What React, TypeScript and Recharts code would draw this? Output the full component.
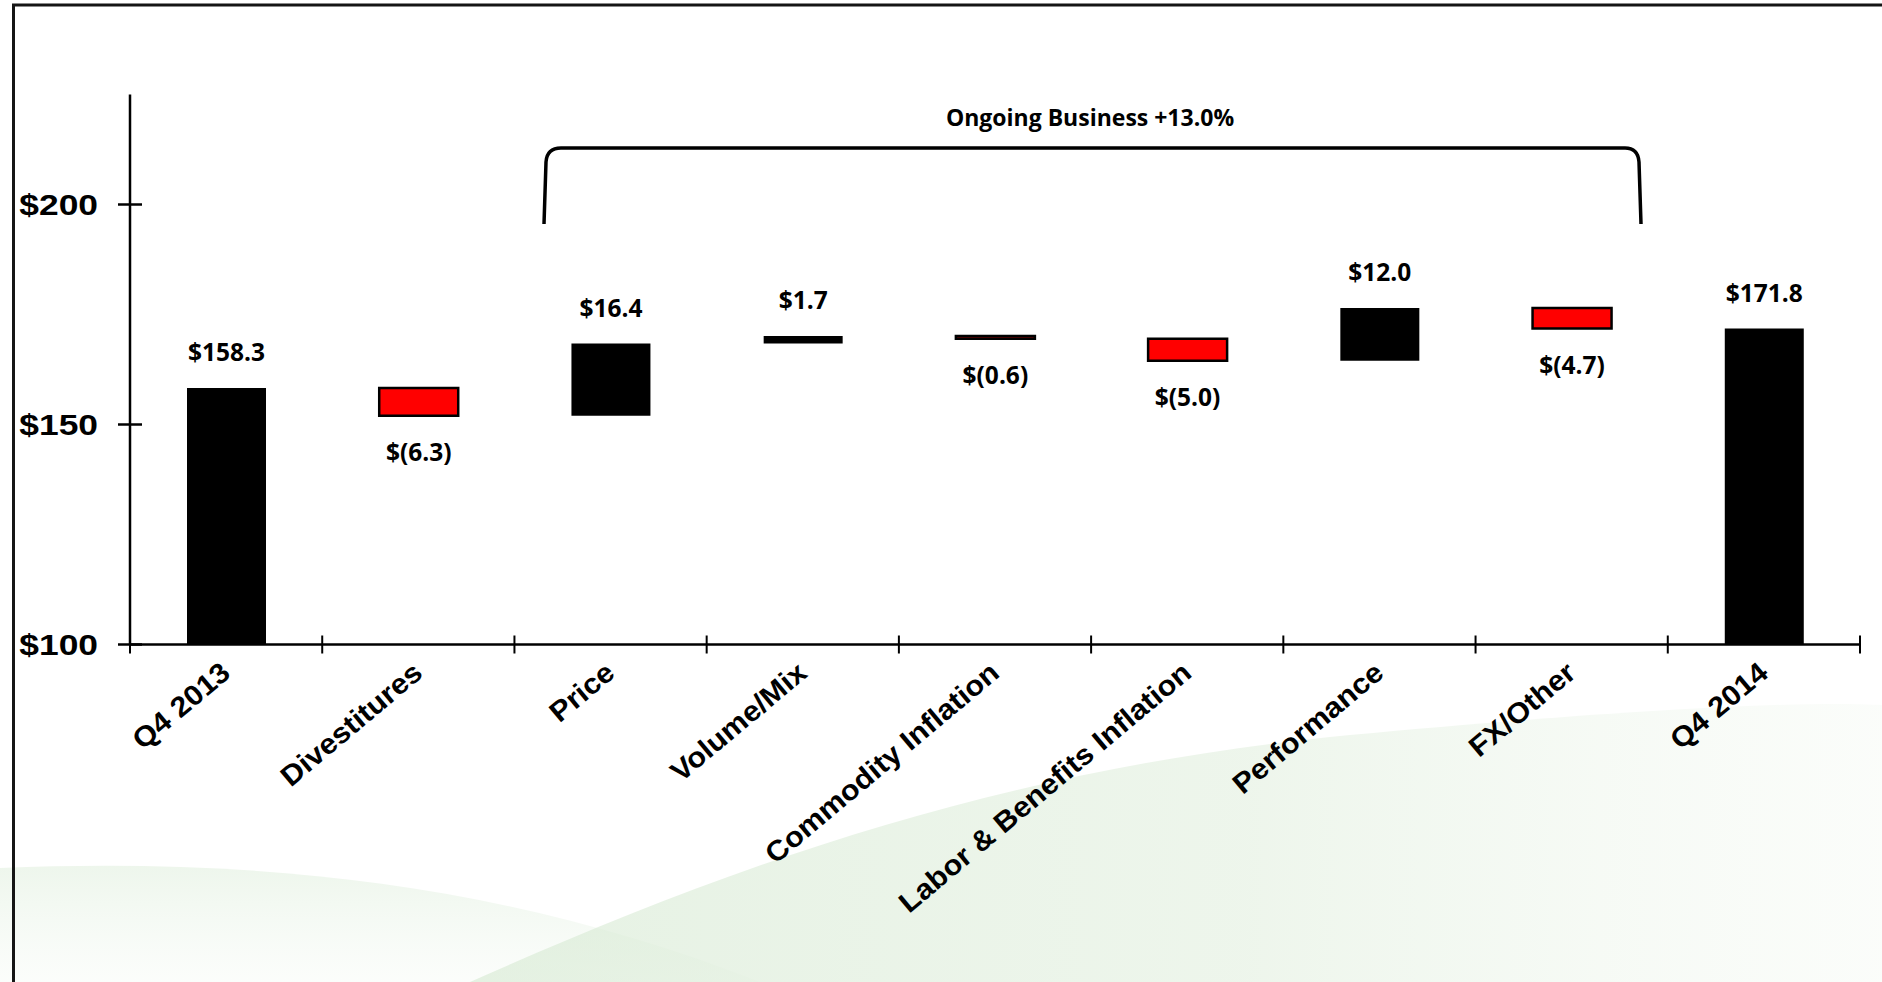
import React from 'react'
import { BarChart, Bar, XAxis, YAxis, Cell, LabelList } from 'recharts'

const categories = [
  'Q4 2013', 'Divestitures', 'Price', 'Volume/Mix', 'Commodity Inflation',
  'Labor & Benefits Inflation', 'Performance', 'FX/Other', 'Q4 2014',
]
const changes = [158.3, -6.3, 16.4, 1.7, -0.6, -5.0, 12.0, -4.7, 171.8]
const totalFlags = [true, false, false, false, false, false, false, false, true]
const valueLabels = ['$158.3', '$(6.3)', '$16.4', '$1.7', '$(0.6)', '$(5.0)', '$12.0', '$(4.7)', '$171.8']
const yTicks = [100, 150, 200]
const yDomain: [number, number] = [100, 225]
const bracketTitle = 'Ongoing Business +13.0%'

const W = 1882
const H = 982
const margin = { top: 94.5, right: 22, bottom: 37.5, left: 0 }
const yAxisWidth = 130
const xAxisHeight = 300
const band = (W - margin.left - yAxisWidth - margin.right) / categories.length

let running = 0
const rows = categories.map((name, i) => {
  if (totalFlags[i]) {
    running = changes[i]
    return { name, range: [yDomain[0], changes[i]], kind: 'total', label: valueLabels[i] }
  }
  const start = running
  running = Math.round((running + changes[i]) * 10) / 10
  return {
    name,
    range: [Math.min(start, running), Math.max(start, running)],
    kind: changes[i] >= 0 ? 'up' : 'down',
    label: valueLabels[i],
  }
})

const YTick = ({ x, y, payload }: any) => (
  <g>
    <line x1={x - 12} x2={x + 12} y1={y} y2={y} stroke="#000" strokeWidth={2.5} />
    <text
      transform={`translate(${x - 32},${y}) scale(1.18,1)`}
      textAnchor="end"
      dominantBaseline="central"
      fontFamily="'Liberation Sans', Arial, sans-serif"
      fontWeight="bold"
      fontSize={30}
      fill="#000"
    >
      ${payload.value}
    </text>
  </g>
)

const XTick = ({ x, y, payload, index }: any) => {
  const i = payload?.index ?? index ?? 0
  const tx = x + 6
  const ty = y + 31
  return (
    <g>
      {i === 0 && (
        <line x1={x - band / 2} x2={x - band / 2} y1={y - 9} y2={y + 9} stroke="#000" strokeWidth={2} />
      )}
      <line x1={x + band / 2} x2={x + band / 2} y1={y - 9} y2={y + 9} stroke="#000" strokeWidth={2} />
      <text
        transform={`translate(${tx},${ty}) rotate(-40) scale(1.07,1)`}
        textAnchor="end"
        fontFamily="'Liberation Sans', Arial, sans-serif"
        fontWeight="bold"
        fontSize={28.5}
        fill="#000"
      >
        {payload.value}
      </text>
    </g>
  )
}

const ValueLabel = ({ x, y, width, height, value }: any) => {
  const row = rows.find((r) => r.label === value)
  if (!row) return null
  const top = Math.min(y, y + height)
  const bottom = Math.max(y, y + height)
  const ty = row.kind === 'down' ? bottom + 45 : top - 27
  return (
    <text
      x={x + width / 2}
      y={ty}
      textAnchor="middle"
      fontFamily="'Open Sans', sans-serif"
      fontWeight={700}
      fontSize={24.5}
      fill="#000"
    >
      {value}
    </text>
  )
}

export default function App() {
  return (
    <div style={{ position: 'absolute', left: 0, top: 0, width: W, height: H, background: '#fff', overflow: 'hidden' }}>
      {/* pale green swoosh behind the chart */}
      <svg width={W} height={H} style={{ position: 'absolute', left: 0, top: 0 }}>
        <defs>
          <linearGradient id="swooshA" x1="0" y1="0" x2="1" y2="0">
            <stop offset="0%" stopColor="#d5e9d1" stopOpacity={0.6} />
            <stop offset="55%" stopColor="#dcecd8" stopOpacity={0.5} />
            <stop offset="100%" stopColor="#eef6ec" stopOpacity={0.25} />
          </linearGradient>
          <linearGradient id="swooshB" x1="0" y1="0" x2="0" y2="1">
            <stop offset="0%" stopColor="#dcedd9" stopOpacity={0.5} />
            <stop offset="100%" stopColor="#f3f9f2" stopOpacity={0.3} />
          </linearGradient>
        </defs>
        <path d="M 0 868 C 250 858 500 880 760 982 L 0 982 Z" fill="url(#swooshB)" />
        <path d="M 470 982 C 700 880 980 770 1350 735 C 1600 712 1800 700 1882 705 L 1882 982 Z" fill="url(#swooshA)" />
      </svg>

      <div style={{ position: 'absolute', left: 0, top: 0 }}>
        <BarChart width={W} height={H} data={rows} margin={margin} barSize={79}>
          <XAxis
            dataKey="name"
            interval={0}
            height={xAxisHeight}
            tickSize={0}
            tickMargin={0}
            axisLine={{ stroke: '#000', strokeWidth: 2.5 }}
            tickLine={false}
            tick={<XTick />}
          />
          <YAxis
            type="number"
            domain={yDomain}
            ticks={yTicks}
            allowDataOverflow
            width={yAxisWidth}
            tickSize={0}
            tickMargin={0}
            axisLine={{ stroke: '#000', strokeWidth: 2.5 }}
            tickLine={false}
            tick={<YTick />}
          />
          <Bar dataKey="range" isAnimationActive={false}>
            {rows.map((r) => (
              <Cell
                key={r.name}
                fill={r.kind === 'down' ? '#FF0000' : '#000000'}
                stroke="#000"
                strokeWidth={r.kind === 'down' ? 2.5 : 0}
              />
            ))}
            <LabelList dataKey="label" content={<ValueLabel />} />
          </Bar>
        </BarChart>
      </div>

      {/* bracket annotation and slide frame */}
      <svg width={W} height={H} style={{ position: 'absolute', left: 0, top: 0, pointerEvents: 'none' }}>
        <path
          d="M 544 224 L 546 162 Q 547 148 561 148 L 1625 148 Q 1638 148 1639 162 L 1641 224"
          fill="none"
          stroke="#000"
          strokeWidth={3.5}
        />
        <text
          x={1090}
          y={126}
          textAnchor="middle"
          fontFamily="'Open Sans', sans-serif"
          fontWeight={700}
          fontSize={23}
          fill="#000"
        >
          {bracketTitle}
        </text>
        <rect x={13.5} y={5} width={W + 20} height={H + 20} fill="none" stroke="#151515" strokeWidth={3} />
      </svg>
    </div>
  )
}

========================

### [WHAT YOU SHOULD DO]
Reproduce the whole listing exactly, but not the images in it.

### [RESULT]
What React, TypeScript and Recharts code would draw this? Output the full component.
import React from 'react'
import { BarChart, Bar, XAxis, YAxis, Cell, LabelList } from 'recharts'

const categories = [
  'Q4 2013', 'Divestitures', 'Price', 'Volume/Mix', 'Commodity Inflation',
  'Labor & Benefits Inflation', 'Performance', 'FX/Other', 'Q4 2014',
]
const changes = [158.3, -6.3, 16.4, 1.7, -0.6, -5.0, 12.0, -4.7, 171.8]
const totalFlags = [true, false, false, false, false, false, false, false, true]
const valueLabels = ['$158.3', '$(6.3)', '$16.4', '$1.7', '$(0.6)', '$(5.0)', '$12.0', '$(4.7)', '$171.8']
const yTicks = [100, 150, 200]
const yDomain: [number, number] = [100, 225]
const bracketTitle = 'Ongoing Business +13.0%'

const W = 1882
const H = 982
const margin = { top: 94.5, right: 22, bottom: 37.5, left: 0 }
const yAxisWidth = 130
const xAxisHeight = 300
const band = (W - margin.left - yAxisWidth - margin.right) / categories.length

let running = 0
const rows = categories.map((name, i) => {
  if (totalFlags[i]) {
    running = changes[i]
    return { name, range: [yDomain[0], changes[i]], kind: 'total', label: valueLabels[i] }
  }
  const start = running
  running = Math.round((running + changes[i]) * 10) / 10
  return {
    name,
    range: [Math.min(start, running), Math.max(start, running)],
    kind: changes[i] >= 0 ? 'up' : 'down',
    label: valueLabels[i],
  }
})

const YTick = ({ x, y, payload }: any) => (
  <g>
    <line x1={x - 12} x2={x + 12} y1={y} y2={y} stroke="#000" strokeWidth={2.5} />
    <text
      transform={`translate(${x - 32},${y}) scale(1.18,1)`}
      textAnchor="end"
      dominantBaseline="central"
      fontFamily="'Liberation Sans', Arial, sans-serif"
      fontWeight="bold"
      fontSize={30}
      fill="#000"
    >
      ${payload.value}
    </text>
  </g>
)

const XTick = ({ x, y, payload, index }: any) => {
  const i = payload?.index ?? index ?? 0
  const tx = x + 6
  const ty = y + 31
  return (
    <g>
      {i === 0 && (
        <line x1={x - band / 2} x2={x - band / 2} y1={y - 9} y2={y + 9} stroke="#000" strokeWidth={2} />
      )}
      <line x1={x + band / 2} x2={x + band / 2} y1={y - 9} y2={y + 9} stroke="#000" strokeWidth={2} />
      <text
        transform={`translate(${tx},${ty}) rotate(-40) scale(1.07,1)`}
        textAnchor="end"
        fontFamily="'Liberation Sans', Arial, sans-serif"
        fontWeight="bold"
        fontSize={28.5}
        fill="#000"
      >
        {payload.value}
      </text>
    </g>
  )
}

const ValueLabel = ({ x, y, width, height, value }: any) => {
  const row = rows.find((r) => r.label === value)
  if (!row) return null
  const top = Math.min(y, y + height)
  const bottom = Math.max(y, y + height)
  const ty = row.kind === 'down' ? bottom + 45 : top - 27
  return (
    <text
      x={x + width / 2}
      y={ty}
      textAnchor="middle"
      fontFamily="'Open Sans', sans-serif"
      fontWeight={700}
      fontSize={24.5}
      fill="#000"
    >
      {value}
    </text>
  )
}

export default function App() {
  return (
    <div style={{ position: 'absolute', left: 0, top: 0, width: W, height: H, background: '#fff', overflow: 'hidden' }}>
      {/* pale green swoosh behind the chart */}
      <svg width={W} height={H} style={{ position: 'absolute', left: 0, top: 0 }}>
        <defs>
          <linearGradient id="swooshA" x1="0" y1="0" x2="1" y2="0">
            <stop offset="0%" stopColor="#d5e9d1" stopOpacity={0.6} />
            <stop offset="55%" stopColor="#dcecd8" stopOpacity={0.5} />
            <stop offset="100%" stopColor="#eef6ec" stopOpacity={0.25} />
          </linearGradient>
          <linearGradient id="swooshB" x1="0" y1="0" x2="0" y2="1">
            <stop offset="0%" stopColor="#dcedd9" stopOpacity={0.5} />
            <stop offset="100%" stopColor="#f3f9f2" stopOpacity={0.3} />
          </linearGradient>
        </defs>
        <path d="M 0 868 C 250 858 500 880 760 982 L 0 982 Z" fill="url(#swooshB)" />
        <path d="M 470 982 C 700 880 980 770 1350 735 C 1600 712 1800 700 1882 705 L 1882 982 Z" fill="url(#swooshA)" />
      </svg>

      <div style={{ position: 'absolute', left: 0, top: 0 }}>
        <BarChart width={W} height={H} data={rows} margin={margin} barSize={79}>
          <XAxis
            dataKey="name"
            interval={0}
            height={xAxisHeight}
            tickSize={0}
            tickMargin={0}
            axisLine={{ stroke: '#000', strokeWidth: 2.5 }}
            tickLine={false}
            tick={<XTick />}
          />
          <YAxis
            type="number"
            domain={yDomain}
            ticks={yTicks}
            allowDataOverflow
            width={yAxisWidth}
            tickSize={0}
            tickMargin={0}
            axisLine={{ stroke: '#000', strokeWidth: 2.5 }}
            tickLine={false}
            tick={<YTick />}
          />
          <Bar dataKey="range" isAnimationActive={false}>
            {rows.map((r) => (
              <Cell
                key={r.name}
                fill={r.kind === 'down' ? '#FF0000' : '#000000'}
                stroke="#000"
                strokeWidth={r.kind === 'down' ? 2.5 : 0}
              />
            ))}
            <LabelList dataKey="label" content={<ValueLabel />} />
          </Bar>
        </BarChart>
      </div>

      {/* bracket annotation and slide frame */}
      <svg width={W} height={H} style={{ position: 'absolute', left: 0, top: 0, pointerEvents: 'none' }}>
        <path
          d="M 544 224 L 546 162 Q 547 148 561 148 L 1625 148 Q 1638 148 1639 162 L 1641 224"
          fill="none"
          stroke="#000"
          strokeWidth={3.5}
        />
        <text
          x={1090}
          y={126}
          textAnchor="middle"
          fontFamily="'Open Sans', sans-serif"
          fontWeight={700}
          fontSize={23}
          fill="#000"
        >
          {bracketTitle}
        </text>
        <rect x={13.5} y={5} width={W + 20} height={H + 20} fill="none" stroke="#151515" strokeWidth={3} />
      </svg>
    </div>
  )
}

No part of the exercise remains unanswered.